One text message could save a life.
After a young woman texted DoSomething.org with a heartbreaking cry for help, the non-profit volunteer group's CEO, Nancy Lublin, knew she needed to create an outlet for people struggling with crises in their lives. She quickly founded a separate organization called Crisis Text Line, a free 24-hour nationwide mental health service that gives people access to crisis counselors right at their fingertips.
Since its 2013 launch, the service has exchanged nearly 10 million texts from people experiencing mental health issues, bullying, sexual abuse and more, Lublin said. Approximately 30 percent of messages the program receives refer to suicide and depression.
"The beautiful thing about Crisis Text Line is that these are strangers counseling other strangers on the most intimate issues, and getting them from 'hot moments' to 'cold moments,'" Lublin explained in a TED Talk about the service.

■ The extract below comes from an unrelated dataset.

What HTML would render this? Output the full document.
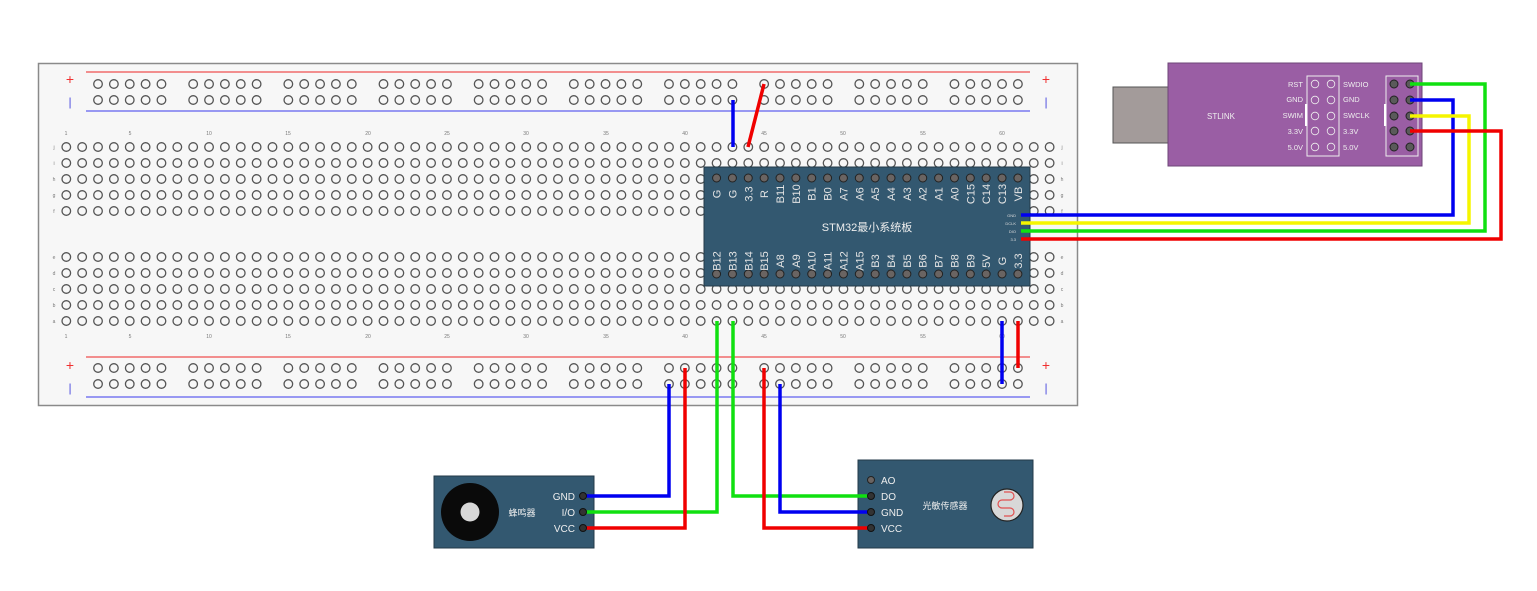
<!DOCTYPE html>
<html><head><meta charset="utf-8"><style>
html,body{margin:0;padding:0;background:#fff;}
svg{display:block;}
text{font-family:"Liberation Sans","Noto Sans CJK SC",sans-serif;}
</style></head><body>
<svg id="s" width="1537" height="591" viewBox="0 0 1537 591" xmlns="http://www.w3.org/2000/svg">
<rect x="38.5" y="63.5" width="1039" height="342" fill="#f7f7f7" stroke="#8a8a8a" stroke-width="1.5"/>
<line x1="86" y1="72" x2="1030" y2="72" stroke="#f05050" stroke-width="1.2"/>
<line x1="86" y1="111" x2="1030" y2="111" stroke="#6060f0" stroke-width="1.2"/>
<line x1="86" y1="357" x2="1030" y2="357" stroke="#f05050" stroke-width="1.2"/>
<line x1="86" y1="397" x2="1030" y2="397" stroke="#6060f0" stroke-width="1.2"/>
<text x="70" y="84" font-size="14" fill="#f03030" text-anchor="middle">+</text>
<text x="70" y="106" font-size="12" fill="#5050e0" text-anchor="middle">|</text>
<text x="1046" y="84" font-size="14" fill="#f03030" text-anchor="middle">+</text>
<text x="1046" y="106" font-size="12" fill="#5050e0" text-anchor="middle">|</text>
<text x="70" y="370" font-size="14" fill="#f03030" text-anchor="middle">+</text>
<text x="70" y="392" font-size="12" fill="#5050e0" text-anchor="middle">|</text>
<text x="1046" y="370" font-size="14" fill="#f03030" text-anchor="middle">+</text>
<text x="1046" y="392" font-size="12" fill="#5050e0" text-anchor="middle">|</text>
<g id="holes" fill="none" stroke="#555" stroke-width="1.3"></g>
<g font-size="5" fill="#777" text-anchor="middle">
<text x="66" y="135">1</text><text x="130" y="135">5</text><text x="209" y="135">10</text><text x="288" y="135">15</text><text x="368" y="135">20</text><text x="447" y="135">25</text><text x="526" y="135">30</text><text x="606" y="135">35</text><text x="685" y="135">40</text><text x="764" y="135">45</text><text x="843" y="135">50</text><text x="923" y="135">55</text><text x="1002" y="135">60</text>
<text x="66" y="338">1</text><text x="130" y="338">5</text><text x="209" y="338">10</text><text x="288" y="338">15</text><text x="368" y="338">20</text><text x="447" y="338">25</text><text x="526" y="338">30</text><text x="606" y="338">35</text><text x="685" y="338">40</text><text x="764" y="338">45</text><text x="843" y="338">50</text><text x="923" y="338">55</text><text x="1002" y="338">60</text>
<text x="54" y="149">j</text><text x="54" y="165">i</text><text x="54" y="181">h</text><text x="54" y="197">g</text><text x="54" y="213">f</text>
<text x="54" y="259">e</text><text x="54" y="275">d</text><text x="54" y="291">c</text><text x="54" y="307">b</text><text x="54" y="323">a</text>
<text x="1062" y="149">j</text><text x="1062" y="165">i</text><text x="1062" y="181">h</text><text x="1062" y="197">g</text><text x="1062" y="213">f</text>
<text x="1062" y="259">e</text><text x="1062" y="275">d</text><text x="1062" y="291">c</text><text x="1062" y="307">b</text><text x="1062" y="323">a</text>
</g>
<rect x="704" y="167" width="326" height="119" fill="#335870" stroke="#233a48" stroke-width="1"/>
<g id="pins" fill="#6a6462" stroke="#222" stroke-width="1"></g>
<g font-size="11" fill="#e4e4e4" text-anchor="middle">
<text transform="translate(720.6,194) rotate(-90)">G</text>
<text transform="translate(736.4,194) rotate(-90)">G</text>
<text transform="translate(752.3,194) rotate(-90)">3.3</text>
<text transform="translate(768.1,194) rotate(-90)">R</text>
<text transform="translate(784.0,194) rotate(-90)">B11</text>
<text transform="translate(799.9,194) rotate(-90)">B10</text>
<text transform="translate(815.7,194) rotate(-90)">B1</text>
<text transform="translate(831.6,194) rotate(-90)">B0</text>
<text transform="translate(847.4,194) rotate(-90)">A7</text>
<text transform="translate(863.3,194) rotate(-90)">A6</text>
<text transform="translate(879.2,194) rotate(-90)">A5</text>
<text transform="translate(895.0,194) rotate(-90)">A4</text>
<text transform="translate(910.9,194) rotate(-90)">A3</text>
<text transform="translate(926.7,194) rotate(-90)">A2</text>
<text transform="translate(942.6,194) rotate(-90)">A1</text>
<text transform="translate(958.5,194) rotate(-90)">A0</text>
<text transform="translate(974.3,194) rotate(-90)">C15</text>
<text transform="translate(990.2,194) rotate(-90)">C14</text>
<text transform="translate(1006.0,194) rotate(-90)">C13</text>
<text transform="translate(1021.9,194) rotate(-90)">VB</text>
<text transform="translate(720.6,261) rotate(-90)">B12</text>
<text transform="translate(736.4,261) rotate(-90)">B13</text>
<text transform="translate(752.3,261) rotate(-90)">B14</text>
<text transform="translate(768.1,261) rotate(-90)">B15</text>
<text transform="translate(784.0,261) rotate(-90)">A8</text>
<text transform="translate(799.9,261) rotate(-90)">A9</text>
<text transform="translate(815.7,261) rotate(-90)">A10</text>
<text transform="translate(831.6,261) rotate(-90)">A11</text>
<text transform="translate(847.4,261) rotate(-90)">A12</text>
<text transform="translate(863.3,261) rotate(-90)">A15</text>
<text transform="translate(879.2,261) rotate(-90)">B3</text>
<text transform="translate(895.0,261) rotate(-90)">B4</text>
<text transform="translate(910.9,261) rotate(-90)">B5</text>
<text transform="translate(926.7,261) rotate(-90)">B6</text>
<text transform="translate(942.6,261) rotate(-90)">B7</text>
<text transform="translate(958.5,261) rotate(-90)">B8</text>
<text transform="translate(974.3,261) rotate(-90)">B9</text>
<text transform="translate(990.2,261) rotate(-90)">5V</text>
<text transform="translate(1006.0,261) rotate(-90)">G</text>
<text transform="translate(1021.9,261) rotate(-90)">3.3</text>
</g>
<text x="867" y="231" font-size="11" fill="#eee" text-anchor="middle">STM32最小系统板</text>
<g font-size="4" fill="#ddd" text-anchor="end"><text x="1016" y="217">GND</text><text x="1016" y="225">DCLK</text><text x="1016" y="233">DIO</text><text x="1016" y="241">3.3</text></g>
<rect x="1113" y="87" width="56" height="56" fill="#a39b9a" stroke="#555" stroke-width="1"/>
<rect x="1168" y="63" width="254" height="103" fill="#9a5ea4" stroke="#6e4577" stroke-width="1"/>
<text x="1221" y="119" font-size="8" fill="#eee" text-anchor="middle">STLINK</text>
<rect x="1307" y="76" width="32" height="80" fill="none" stroke="#eee" stroke-width="1"/>
<rect x="1305" y="104" width="2.5" height="22" fill="#fff"/>
<rect x="1386" y="76" width="32" height="80" fill="none" stroke="#eee" stroke-width="1"/>
<rect x="1384" y="104" width="2.5" height="22" fill="#fff"/>
<g font-size="7.5" fill="#eee">
<g text-anchor="end"><text x="1303" y="87">RST</text><text x="1303" y="102">GND</text><text x="1303" y="118">SWIM</text><text x="1303" y="134">3.3V</text><text x="1303" y="150">5.0V</text></g>
<text x="1343" y="87">SWDIO</text><text x="1343" y="102">GND</text><text x="1343" y="118">SWCLK</text><text x="1343" y="134">3.3V</text><text x="1343" y="150">5.0V</text>
</g>
<g id="stpins"></g>
<rect x="434" y="476" width="160" height="72" fill="#335870" stroke="#233a48"/>
<circle cx="470" cy="512" r="29" fill="#0a0a0a"/>
<circle cx="470" cy="512" r="9.5" fill="#d8d8d8"/>
<text x="522" y="516" font-size="9" fill="#eee" text-anchor="middle">蜂鸣器</text>
<g font-size="10" fill="#eee" text-anchor="end"><text x="575" y="500">GND</text><text x="575" y="516">I/O</text><text x="575" y="532">VCC</text></g>
<rect x="858" y="460" width="175" height="88" fill="#335870" stroke="#233a48"/>
<circle cx="871" cy="480" r="3.5" fill="#6a6462" stroke="#222"/>
<g font-size="10" fill="#eee"><text x="881" y="484">AO</text><text x="881" y="500">DO</text><text x="881" y="516">GND</text><text x="881" y="532">VCC</text></g>
<text x="945" y="509" font-size="9" fill="#eee" text-anchor="middle">光敏传感器</text>
<circle cx="1007" cy="505" r="16" fill="#d8d8d8" stroke="#222" stroke-width="1.2"/>
<path d="M1004 492 h6 a4 4 0 0 1 0 8 h-8 a4 4 0 0 0 0 8 h8 a4 4 0 0 1 0 8 h-6" fill="none" stroke="#e05050" stroke-width="1.2"/>
<g fill="none" stroke-width="3.5" stroke-linejoin="miter">
<polyline points="733,100 733,147" stroke="#0000f0"/>
<polyline points="764,84 748,147" stroke="#f00000"/>
<polyline points="1021,215 1453,215 1453,100 1410,100" stroke="#0000f0"/>
<polyline points="1021,223 1469,223 1469,116 1410,116" stroke="#f5f500"/>
<polyline points="1021,231 1485,231 1485,84 1410,84" stroke="#10e010"/>
<polyline points="1021,239 1501,239 1501,131 1410,131" stroke="#f00000"/>
<polyline points="717,321 717,512 583,512" stroke="#10e010"/>
<polyline points="733,321 733,496 871,496" stroke="#10e010"/>
<polyline points="669,384 669,496 583,496" stroke="#0000f0"/>
<polyline points="685,368 685,528 583,528" stroke="#f00000"/>
<polyline points="764,368 764,528 871,528" stroke="#f00000"/>
<polyline points="780,384 780,512 871,512" stroke="#0000f0"/>
<polyline points="1002,321 1002,384" stroke="#0000f0"/>
<polyline points="1018,321 1018,368" stroke="#f00000"/>
</g>
<g fill="#333" stroke="#111" stroke-width="1">
<circle cx="583" cy="496" r="3.5"/><circle cx="583" cy="512" r="3.5"/><circle cx="583" cy="528" r="3.5"/>
<circle cx="871" cy="496" r="3.5"/><circle cx="871" cy="512" r="3.5"/><circle cx="871" cy="528" r="3.5"/>
</g>
</svg>
<script>
var NS="http://www.w3.org/2000/svg";
function X(c){return 66.3+(c-1)*15.86;}
function el(p,t,a){var e=document.createElementNS(NS,t);for(var k in a)e.setAttribute(k,a[k]);p.appendChild(e);return e;}
var h=document.getElementById('holes');
var rows=[147,163,179,195,211,257,273,289,305,321];
for(var c=1;c<=63;c++)for(var r=0;r<rows.length;r++){
 var y=rows[r]; if(c>=42&&c<=61&&(y>=171&&y<=282))continue;
 el(h,'circle',{cx:X(c),cy:y,r:4.3});}
var rails=[84,100,368,384];
for(var g=0;g<10;g++)for(var k=0;k<5;k++){var c=3+g*6+k;for(var r=0;r<4;r++)el(h,'circle',{cx:X(c),cy:rails[r],r:4.3});}
var p=document.getElementById('pins');
for(var i=0;i<20;i++){var x=X(42+i);el(p,'circle',{cx:x,cy:178,r:4});el(p,'circle',{cx:x,cy:274,r:4});}
var sp=document.getElementById('stpins');
var ry=[84,100,116,131,147];
for(var r=0;r<5;r++){
 el(sp,'circle',{cx:1315,cy:ry[r],r:3.8,fill:'none',stroke:'#eee','stroke-width':0.8});
 el(sp,'circle',{cx:1331,cy:ry[r],r:3.8,fill:'none',stroke:'#eee','stroke-width':0.8});
 el(sp,'circle',{cx:1394,cy:ry[r],r:4,fill:'#5a5a5a',stroke:'#222'});
 el(sp,'circle',{cx:1410,cy:ry[r],r:4,fill:'#5a5a5a',stroke:'#222'});}
</script>
</body></html>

While all crisis lines are essential and save lives, Crisis Text Line stands out because it can also provide crucial information to help prevent these events from happening in the first place. Since its inception, the program has been analyzing messages, the timing of messages and their locations to breakdown useful data. For example, analyses show that texts about issues with eating disorders seem to spike on Mondays. Montana is also the state with the greatest number of texts that refer to suicidal ideation.
Lublin hopes that the information that Crisis Text Line can glean will help inform new policies in schools, governments and homes across the country.
"Data evidence makes policy, research, journalism, policing, school boards, everything better," she said. "I don't think of myself as a mental health activist. I think of myself as a national health activist."